CLASS ACTIONS FOR COMPETITION LAW BREACHES IN ENGLAND AND WALES

England and Wales has a specialist collective proceedings regime for competition claims only. The collective proceedings can be brought by class representatives on an opt-in or opt-out basis. An opt-in claim requires claimants to sign up to the claim. An opt-out claim does not require claimants to sign up or even be identified at the outset of the claim. Instead, the claim is brought on behalf of a defined class of claimants who are included in the claim unless they opt out of it. The remainder of this article will focus on opt-out claims, which more closely resemble US-style class actions.

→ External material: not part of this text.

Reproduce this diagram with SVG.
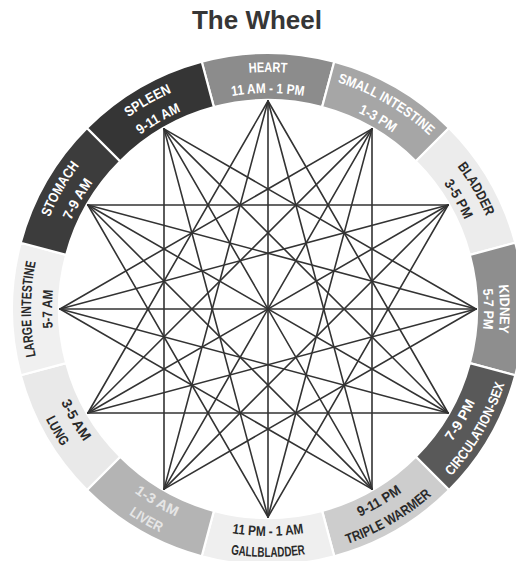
<svg xmlns="http://www.w3.org/2000/svg" xmlns:xlink="http://www.w3.org/1999/xlink" width="516" height="561" viewBox="0 0 516 561">
<style>
.seg{stroke:#ffffff;stroke-width:2.2;stroke-linejoin:round}
.lbl{font-family:"Liberation Sans",Arial,sans-serif;font-weight:bold;font-size:14px}
.w{fill:#ffffff}
.lw{fill:#e6e6e6}
.d{fill:#2a2a2a}
#connectors line{stroke:#333333;stroke-width:1.6;stroke-linecap:round}
.title{font-family:"Liberation Sans",Arial,sans-serif;font-weight:bold;font-size:26px;fill:#363636}
</style>
<defs>
<path id="tn" d="M149.5,103.75 A237,237 0 0 1 386.5,103.75"/>
<path id="kn" d="M152,108.08 A232,232 0 0 1 384,108.08"/>
<path id="tt" d="M160,121.94 A216,216 0 0 1 376,121.94"/>
<path id="bt" d="M154.5,505.59 A227,227 0 0 0 381.5,505.59"/>
<path id="bn" d="M144,523.77 A248,248 0 0 0 392,523.77"/>
</defs>
<rect width="516" height="561" fill="#ffffff"/>
<text class="title" x="257" y="29" text-anchor="middle">The Wheel</text>

<g id="heart">
<path class="seg" fill="#8c8c8c" d="M201.74,61.72 A256,256 0 0 1 334.26,61.72 L322.09,107.12 A209,209 0 0 0 213.91,107.12 Z"/>
<text class="lbl w" text-anchor="middle"><textPath xlink:href="#tn" startOffset="50%" textLength="38" lengthAdjust="spacingAndGlyphs">HEART</textPath></text>
<text class="lbl w" text-anchor="middle"><textPath xlink:href="#tt" startOffset="50%" textLength="72" lengthAdjust="spacingAndGlyphs">11 AM - 1 PM</textPath></text>
</g>
<g id="small-intestine">
<path class="seg" fill="#a6a6a6" d="M334.26,61.72 A256,256 0 0 1 449.02,127.98 L415.79,161.21 A209,209 0 0 0 322.09,107.12 Z"/>
<g transform="rotate(30 268 309)">
<text class="lbl w" text-anchor="middle"><textPath xlink:href="#tn" startOffset="50%" textLength="107" lengthAdjust="spacingAndGlyphs">SMALL INTESTINE</textPath></text>
<text class="lbl w" text-anchor="middle"><textPath xlink:href="#tt" startOffset="50%" textLength="40" lengthAdjust="spacingAndGlyphs">1-3 PM</textPath></text>
</g>
</g>
<g id="bladder">
<path class="seg" fill="#ececec" d="M449.02,127.98 A256,256 0 0 1 515.28,242.74 L469.88,254.91 A209,209 0 0 0 415.79,161.21 Z"/>
<g transform="rotate(60 268 309)">
<text class="lbl d" text-anchor="middle"><textPath xlink:href="#tn" startOffset="50%" textLength="58" lengthAdjust="spacingAndGlyphs">BLADDER</textPath></text>
<text class="lbl d" text-anchor="middle"><textPath xlink:href="#tt" startOffset="50%" textLength="42" lengthAdjust="spacingAndGlyphs">3-5 PM</textPath></text>
</g>
</g>
<g id="kidney">
<path class="seg" fill="#8e8e8e" d="M515.28,242.74 A256,256 0 0 1 515.28,375.26 L469.88,363.09 A209,209 0 0 0 469.88,254.91 Z"/>
<g transform="rotate(90 268 309)">
<text class="lbl w" text-anchor="middle"><textPath xlink:href="#kn" startOffset="50%" textLength="48" lengthAdjust="spacingAndGlyphs">KIDNEY</textPath></text>
<text class="lbl w" text-anchor="middle"><textPath xlink:href="#tt" startOffset="50%" textLength="40" lengthAdjust="spacingAndGlyphs">5-7 PM</textPath></text>
</g>
</g>
<g id="circulation-sex">
<path class="seg" fill="#595959" d="M515.28,375.26 A256,256 0 0 1 449.02,490.02 L415.79,456.79 A209,209 0 0 0 469.88,363.09 Z"/>
<g transform="rotate(-60 268 309)">
<text class="lbl w" text-anchor="middle"><textPath xlink:href="#bt" startOffset="50%" textLength="46" lengthAdjust="spacingAndGlyphs">7-9 PM</textPath></text>
<text class="lbl w" text-anchor="middle"><textPath xlink:href="#bn" startOffset="50%" textLength="107" lengthAdjust="spacingAndGlyphs">CIRCULATION-SEX</textPath></text>
</g>
</g>
<g id="triple-warmer">
<path class="seg" fill="#cdcdcd" d="M449.02,490.02 A256,256 0 0 1 334.26,556.28 L322.09,510.88 A209,209 0 0 0 415.79,456.79 Z"/>
<g transform="rotate(-30 268 309)">
<text class="lbl d" text-anchor="middle"><textPath xlink:href="#bt" startOffset="50%" textLength="49" lengthAdjust="spacingAndGlyphs">9-11 PM</textPath></text>
<text class="lbl d" text-anchor="middle"><textPath xlink:href="#bn" startOffset="50%" textLength="98" lengthAdjust="spacingAndGlyphs">TRIPLE WARMER</textPath></text>
</g>
</g>
<g id="gallbladder">
<path class="seg" fill="#efefef" d="M334.26,556.28 A256,256 0 0 1 201.74,556.28 L213.91,510.88 A209,209 0 0 0 322.09,510.88 Z"/>
<text class="lbl d" text-anchor="middle"><textPath xlink:href="#bt" startOffset="50%" textLength="72" lengthAdjust="spacingAndGlyphs">11 PM - 1 AM</textPath></text>
<text class="lbl d" text-anchor="middle"><textPath xlink:href="#bn" startOffset="50%" textLength="75" lengthAdjust="spacingAndGlyphs">GALLBLADDER</textPath></text>
</g>
<g id="liver">
<path class="seg" fill="#b4b4b4" d="M201.74,556.28 A256,256 0 0 1 86.98,490.02 L120.21,456.79 A209,209 0 0 0 213.91,510.88 Z"/>
<g transform="rotate(30 268 309)">
<text class="lbl lw" text-anchor="middle"><textPath xlink:href="#bt" startOffset="50%" textLength="48" lengthAdjust="spacingAndGlyphs">1-3 AM</textPath></text>
<text class="lbl lw" text-anchor="middle"><textPath xlink:href="#bn" startOffset="50%" textLength="36" lengthAdjust="spacingAndGlyphs">LIVER</textPath></text>
</g>
</g>
<g id="lung">
<path class="seg" fill="#e9e9e9" d="M86.98,490.02 A256,256 0 0 1 20.72,375.26 L66.12,363.09 A209,209 0 0 0 120.21,456.79 Z"/>
<g transform="rotate(60 268 309)">
<text class="lbl d" text-anchor="middle"><textPath xlink:href="#bt" startOffset="50%" textLength="46" lengthAdjust="spacingAndGlyphs">3-5 AM</textPath></text>
<text class="lbl d" text-anchor="middle"><textPath xlink:href="#bn" startOffset="50%" textLength="32" lengthAdjust="spacingAndGlyphs">LUNG</textPath></text>
</g>
</g>
<g id="large-intestine">
<path class="seg" fill="#f0f0f0" d="M20.72,375.26 A256,256 0 0 1 20.72,242.74 L66.12,254.91 A209,209 0 0 0 66.12,363.09 Z"/>
<g transform="rotate(-90 268 309)">
<text class="lbl d" text-anchor="middle"><textPath xlink:href="#tn" startOffset="50%" textLength="95" lengthAdjust="spacingAndGlyphs">LARGE INTESTINE</textPath></text>
<text class="lbl d" text-anchor="middle"><textPath xlink:href="#tt" startOffset="50%" textLength="38" lengthAdjust="spacingAndGlyphs">5-7 AM</textPath></text>
</g>
</g>
<g id="stomach">
<path class="seg" fill="#3c3c3c" d="M20.72,242.74 A256,256 0 0 1 86.98,127.98 L120.21,161.21 A209,209 0 0 0 66.12,254.91 Z"/>
<g transform="rotate(-60 268 309)">
<text class="lbl w" text-anchor="middle"><textPath xlink:href="#tn" startOffset="50%" textLength="60" lengthAdjust="spacingAndGlyphs">STOMACH</textPath></text>
<text class="lbl w" text-anchor="middle"><textPath xlink:href="#tt" startOffset="50%" textLength="44" lengthAdjust="spacingAndGlyphs">7-9 AM</textPath></text>
</g>
</g>
<g id="spleen">
<path class="seg" fill="#353535" d="M86.98,127.98 A256,256 0 0 1 201.74,61.72 L213.91,107.12 A209,209 0 0 0 120.21,161.21 Z"/>
<g transform="rotate(-30 268 309)">
<text class="lbl w" text-anchor="middle"><textPath xlink:href="#tn" startOffset="50%" textLength="50" lengthAdjust="spacingAndGlyphs">SPLEEN</textPath></text>
<text class="lbl w" text-anchor="middle"><textPath xlink:href="#tt" startOffset="50%" textLength="47" lengthAdjust="spacingAndGlyphs">9-11 AM</textPath></text>
</g>
</g>

<g id="connectors">
<line x1="268" y1="101" x2="448.1" y2="413"/>
<line x1="372" y1="128.9" x2="372" y2="489.1"/>
<line x1="448.1" y1="205" x2="268" y2="517"/>
<line x1="476" y1="309" x2="164" y2="489.1"/>
<line x1="448.1" y1="413" x2="87.9" y2="413"/>
<line x1="372" y1="489.1" x2="60" y2="309"/>
<line x1="268" y1="517" x2="87.9" y2="205"/>
<line x1="164" y1="489.1" x2="164" y2="128.9"/>
<line x1="87.9" y1="413" x2="268" y2="101"/>
<line x1="60" y1="309" x2="372" y2="128.9"/>
<line x1="87.9" y1="205" x2="448.1" y2="205"/>
<line x1="164" y1="128.9" x2="476" y2="309"/>
<line x1="268" y1="101" x2="372" y2="489.1"/>
<line x1="372" y1="128.9" x2="268" y2="517"/>
<line x1="448.1" y1="205" x2="164" y2="489.1"/>
<line x1="476" y1="309" x2="87.9" y2="413"/>
<line x1="448.1" y1="413" x2="60" y2="309"/>
<line x1="372" y1="489.1" x2="87.9" y2="205"/>
<line x1="268" y1="517" x2="164" y2="128.9"/>
<line x1="164" y1="489.1" x2="268" y2="101"/>
<line x1="87.9" y1="413" x2="372" y2="128.9"/>
<line x1="60" y1="309" x2="448.1" y2="205"/>
<line x1="87.9" y1="205" x2="476" y2="309"/>
<line x1="164" y1="128.9" x2="448.1" y2="413"/>
<line x1="268" y1="101" x2="268" y2="517"/>
<line x1="372" y1="128.9" x2="164" y2="489.1"/>
<line x1="448.1" y1="205" x2="87.9" y2="413"/>
<line x1="476" y1="309" x2="60" y2="309"/>
<line x1="448.1" y1="413" x2="87.9" y2="205"/>
<line x1="372" y1="489.1" x2="164" y2="128.9"/>
</g>
</svg>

Collective proceedings must be filed in the Competition Appeal Tribunal (CAT), a specialist competition court. They are subject to an initial certification stage during which the CAT will decide whether to make a collective proceedings order that will allow the claim to proceed and if so, on what terms. Opt-out collective proceedings can only be settled following CAT’s approval.

Over the last year or so, a number of important judgments were given on certification, settlement and substantive collective proceedings. More generally, the regime, which was introduced over 10 years ago, is also being reviewed by the UK government.

Certification

To make a collective proceedings order, the CAT must be satisfied that: (i) it is “just and reasonable” to authorise the proposed class representative to act as a representative in the proceedings; and (ii) the claims are eligible for inclusion in collective proceedings (i.e., they are brought on behalf of an identifiable class of persons, raise common issues and are suitable for collective proceedings). Following the Supreme Court’s decision in Merricks in 2020, it was generally considered that the bar to certification of collective claims was low.